Alberto de Zavalia (4 May 1911 - 7 May 1988 in Buenos Aires) was an Argentine film director and film producer notable for his work during the classical era of Argentine cinema.

== Biography ==
De Zavalía was born in Buenos Aires to a middle-class, well-off family. He completed law school but never worked as a lawyer, instead dedicating himself to movie-making, an industry that was then thriving. In 1935, he co-founded with Luis Saslavsky the producer SIFAL, which disbanded that very same year, but each of its founders managed to debut as filmmakers: De Zavalía directed Escala en la ciudad, which he also wrote, while Saslavsky directed his second and most famous movie, Crimen a las tres.

De Zavalía went on to writer and direct The Caranchos of Florida in 1938, but came to prominence in 1939 when he was asked to adapt a biography of the recently deceased Carlos Gardel to the screen, starring Hugo del Carril.

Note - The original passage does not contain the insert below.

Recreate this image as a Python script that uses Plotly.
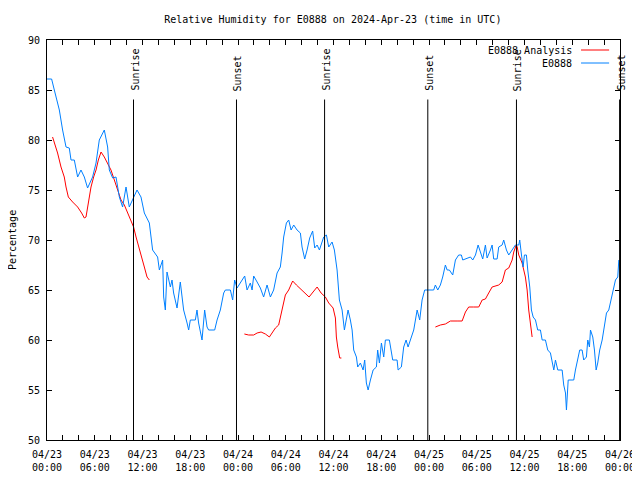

It was during production that he met actress Delia Garcés, who went on to become her wife and starred in most of his films then on.

De Zavalía directed another 12 movies throughout his career, also writing the last two. He retired in 1950 from movie business, and died in 1988.

==Filmography==
- El Otro yo de Marcela (1950)
- La Doctora quiere tangos (1949)
- De padre desconocido (1949)
- El Hombre que amé (1947)
- Rosa de América (1946)
- El Gran amor de Bécquer (1946)
- El Fin de la noche (1944)
- Cuando florezca el naranjo (1943)
- Malambo (1942)
- Concierto de almas (1942)
- 20 años y una noche (1941)
- La Maestrita de los obreros (1941)
- Dama de compañía (1940)
- The Life of Carlos Gardel (1939)
- The Caranchos of Florida (1938)
- Escala en la ciudad (1935)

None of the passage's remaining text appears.